Task goal: Wherever the word "code" turns up in a line of the entries, copy that line.

Data to use:
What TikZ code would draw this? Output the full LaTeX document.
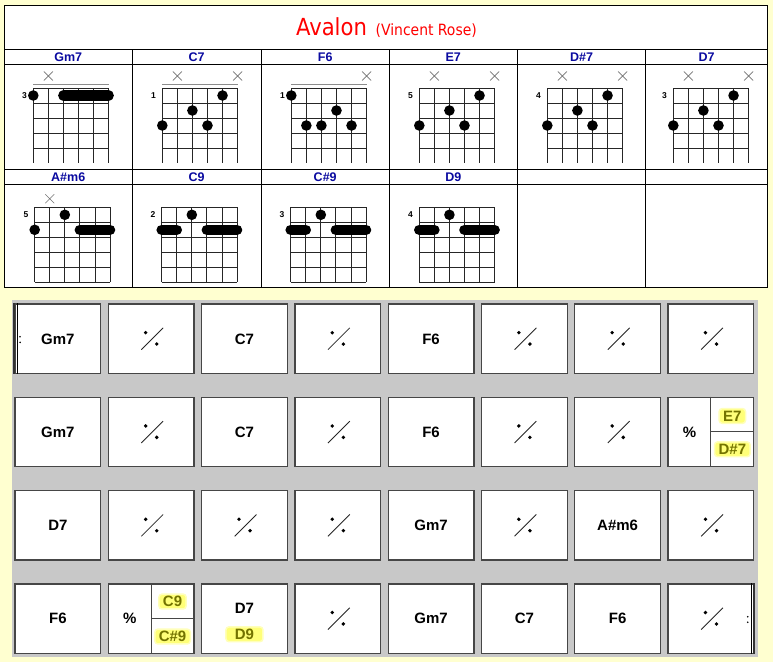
\documentclass[tikz,border=0pt]{standalone}
\usepackage{fontspec}
\setmainfont{DejaVu Sans Condensed}
\newfontfamily\barfont{Liberation Sans}
\usetikzlibrary{positioning, calc}

\definecolor{pagebg}{RGB}{255,255,208}
\definecolor{chordblue}{RGB}{10,10,160}
\definecolor{bargray}{RGB}{200,200,200}
\definecolor{celledge}{RGB}{70,70,70}
\definecolor{hilite}{RGB}{255,255,120}
\definecolor{hitext}{RGB}{115,115,0}

% chord box: #1 name, #2,#3 top left of grid, #4 fret number, #5 last fret line, #6 fingering
\newcommand\chordbox[6]{%
  \begin{scope}[shift={(#2,#3)}, x=15.06pt, y=-15pt]
    \foreach \s in {0,...,5}
      \draw[fretline] (\s,0) -- (\s,5);
    \foreach \f in {0,...,#5}
      \draw[fretline] (0,\f) -- (5,\f);
    \node[fretno] (fret-#1) at (-0.58,0.5) {#4};
    #6
  \end{scope}}
\newcommand\fdot[2]{\fill ({#1},{#2-0.5}) circle[radius=5.3pt];}
\newcommand\fbarre[3]{\draw[barre] ({#1},{#3-0.5}) -- ({#2},{#3-0.5});}
\newcommand\fmute[1]{\draw[mute] (#1,\mutelevel) ++(-4.5pt,-4.5pt) -- ++(9pt,9pt)
  (#1,\mutelevel) ++(-4.5pt,4.5pt) -- ++(9pt,-9pt);}
% repeat-the-bar mark
\newcommand\simile[1]{%
  \draw[simline] ([shift={(-9.8,11)}]#1.center) -- ([shift={(12,-10.8)}]#1.center);
  \fill ([shift={(-5.5,-6)}]#1.center) circle[radius=1.9pt];
  \fill ([shift={(5.6,5.4)}]#1.center) circle[radius=1.9pt];}

\begin{document}
\begin{tikzpicture}[x=1pt, y=-1pt,
    tabline/.style={draw=black, line width=0.9pt},
    chordname/.style={anchor=base, text=chordblue, font=\barfont\bfseries\fontsize{12.5}{14}\selectfont},
    fretline/.style={draw=black!85, line width=0.8pt},
    nutline/.style={draw=black!45, line width=0.7pt},
    fretno/.style={font=\barfont\bfseries\fontsize{8.5}{10}\selectfont, inner sep=0pt},
    barre/.style={line width=10.6pt, line cap=round},
    mute/.style={draw=black!55, line width=0.6pt},
    barcell/.style={draw=celledge, fill=white, line width=1.3pt, minimum width=85.7pt, minimum height=69.3pt, inner sep=0pt},
    barlabel/.style={font=\barfont\bfseries\fontsize{15}{18}\selectfont, text height=10.8pt, text depth=0pt, inner sep=0pt},
    hilabel/.style={barlabel, text=hitext, fill=hilite, draw=hilite!50!white, line width=1.5pt, rounded corners=3pt, inner xsep=4pt, inner ysep=2pt},
    simline/.style={draw=black!85, line width=0.85pt},
    splitline/.style={draw=celledge, line width=1pt}]

    \useasboundingbox (0,0) rectangle (773,662);
    \fill[pagebg] (0,0) rectangle (773,662);

    % Chord table frame
    \draw[tabline, fill=white] (4,5) rectangle (767.3,287.3);
    \foreach \y in {49,64,169,184}
      \draw[tabline] (4,\y) -- (767.3,\y);
    \foreach \x in {132.3,261,389.3,517.3,645.7}
      \draw[tabline] (\x,49) -- (\x,287.3);

    % Title
    \node[anchor=base, text=red, inner sep=0pt] (title) at (386.5,35.7)
      {\fontsize{23.5}{28}\selectfont Avalon\hspace{2pt} \fontsize{15.5}{18}\selectfont(Vincent Rose)};

    % Chord names
    \foreach \x/\lbl [count=\i] in {68.2/Gm7, 196.7/C7, 325.2/F6, 453.3/E7, 581.5/D\#7, 706.5/D7}
      \node[chordname] (top\i) at (\x,61) {\lbl};
    \foreach \x/\lbl [count=\i] in {68.2/A\#m6, 196.7/C9, 325.2/C\#9, 453.3/D9}
      \node[chordname] (low\i) at (\x,181) {\lbl};

    % First row of chord boxes
    \def\mutelevel{-0.8}
    \chordbox{gm7}{33.3}{88}{3}{4}{\draw[nutline] (0,-0.27) -- (5,-0.27);
      \fmute{1} \fdot{0}{1} \fbarre{2}{5}{1}}
    \chordbox{c7}{162.3}{88}{1}{4}{\draw[nutline] (0,-0.27) -- (5,-0.27);
      \fmute{1} \fmute{5} \fdot{4}{1} \fdot{2}{2} \fdot{0}{3} \fdot{3}{3}}
    \chordbox{f6}{291.3}{88}{1}{4}{\draw[nutline] (0,-0.27) -- (5,-0.27);
      \fmute{5} \fdot{0}{1} \fdot{3}{2} \fdot{1}{3} \fdot{2}{3} \fdot{4}{3}}
    \chordbox{e7}{419.3}{88}{5}{4}{\fmute{1} \fmute{5} \fdot{4}{1} \fdot{2}{2} \fdot{0}{3} \fdot{3}{3}}
    \chordbox{ds7}{547.3}{88}{4}{4}{\fmute{1} \fmute{5} \fdot{4}{1} \fdot{2}{2} \fdot{0}{3} \fdot{3}{3}}
    \chordbox{d7}{673.3}{88}{3}{4}{\fmute{1} \fmute{5} \fdot{4}{1} \fdot{2}{2} \fdot{0}{3} \fdot{3}{3}}

    % Second row of chord boxes
    \def\mutelevel{-0.57}
    \chordbox{asm6}{34.7}{207.3}{5}{5}{\fmute{1} \fdot{2}{1} \fdot{0}{2} \fbarre{3}{5}{2}}
    \chordbox{c9}{161.7}{207.3}{2}{5}{\fdot{2}{1} \fbarre{0}{1}{2} \fbarre{3}{5}{2}}
    \chordbox{cs9}{290.7}{207.3}{3}{5}{\fdot{2}{1} \fbarre{0}{1}{2} \fbarre{3}{5}{2}}
    \chordbox{d9}{419.3}{207.3}{4}{5}{\fdot{2}{1} \fbarre{0}{1}{2} \fbarre{3}{5}{2}}

    % Chart of bars
    \fill[bargray] (12.3,300) rectangle (758.3,657.3);
    \foreach \r in {0,...,3}
      \foreach \c in {0,...,7}
        \node[barcell] (b\r\c) at ({57.85+93.3*\c},{338.65+93.3*\r}) {};

    % Repeat signs
    \draw[line width=2pt, black!80] (b00.north west) -- (b00.south west);
    \draw[line width=0.8pt] ([xshift=2.8pt]b00.north west) -- ([xshift=2.8pt]b00.south west);
    \fill ([shift={(5.7,-1.9)}]b00.west) circle[radius=0.9pt];
    \fill ([shift={(5.7,3.7)}]b00.west) circle[radius=0.9pt];
    \draw[line width=2pt, black!80] (b37.north east) -- (b37.south east);
    \draw[line width=0.8pt] ([xshift=-3pt]b37.north east) -- ([xshift=-3pt]b37.south east);
    \fill ([shift={(-6.7,-1.9)}]b37.east) circle[radius=0.9pt];
    \fill ([shift={(-6.7,3.7)}]b37.east) circle[radius=0.9pt];

    % Chords in the bars
    \node[barlabel] (lab00) at (b00) {Gm7};
    \node[barlabel] (lab02) at (b02) {C7};
    \node[barlabel] (lab04) at (b04) {F6};
    \node[barlabel] (lab10) at (b10) {Gm7};
    \node[barlabel] (lab12) at (b12) {C7};
    \node[barlabel] (lab14) at (b14) {F6};
    \node[barlabel] (lab20) at (b20) {D7};
    \node[barlabel] (lab24) at (b24) {Gm7};
    \node[barlabel] (lab26) at (b26) {A\#m6};
    \node[barlabel] (lab30) at (b30) {F6};
    \node[barlabel] (lab34) at (b34) {Gm7};
    \node[barlabel] (lab35) at (b35) {C7};
    \node[barlabel] (lab36) at (b36) {F6};

    \foreach \cell in {b01,b03,b05,b06,b07,b11,b13,b15,b16,b21,b22,b23,b25,b27,b33,b37}
      {\simile{\cell}}

    % Split bars
    \draw[splitline] (b17.north) -- (b17.south) (b17.center) -- (b17.east);
    \node[barlabel] (pct17) at ([xshift=-21.4pt]b17.center) {\%};
    \node[hilabel] (lab17a) at ([shift={(21.4,-16)}]b17.center) {E7};
    \node[hilabel] (lab17b) at ([shift={(21.4,17.3)}]b17.center) {D\#7};

    \draw[splitline] (b31.north) -- (b31.south) (b31.center) -- (b31.east);
    \node[barlabel] (pct31) at ([xshift=-21.4pt]b31.center) {\%};
    \node[hilabel] (lab31a) at ([shift={(21.4,-17)}]b31.center) {C9};
    \node[hilabel] (lab31b) at ([shift={(21.4,18)}]b31.center) {C\#9};

    \node[barlabel] (lab32a) at ([yshift=10.3pt]b32.center) {D7};
    \node[hilabel, minimum width=37pt] (lab32b) at ([shift={(0,15.7)}]b32.center) {D9};

\end{tikzpicture}
\end{document}
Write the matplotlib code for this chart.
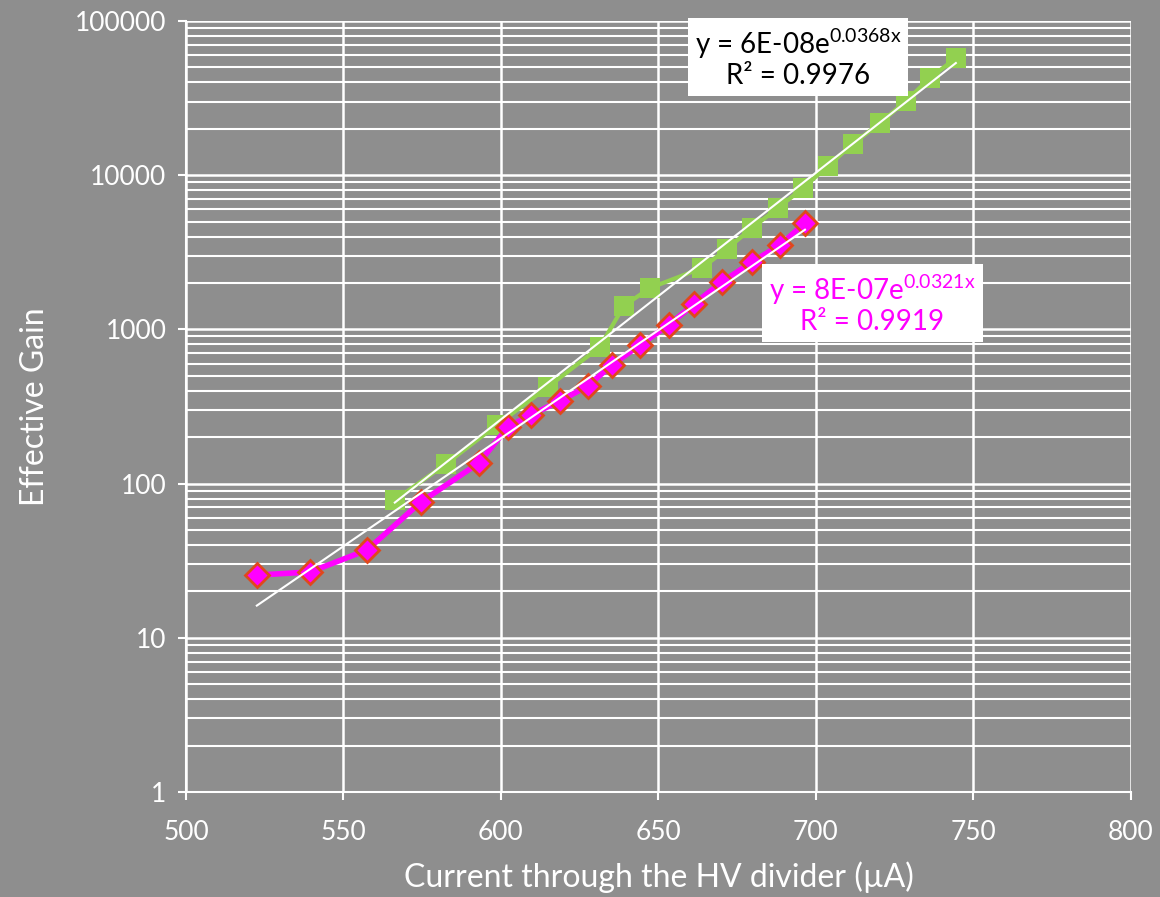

Written answer:
What TikZ code would draw this? Output the full LaTeX document.
Write the matplotlib code for this chart.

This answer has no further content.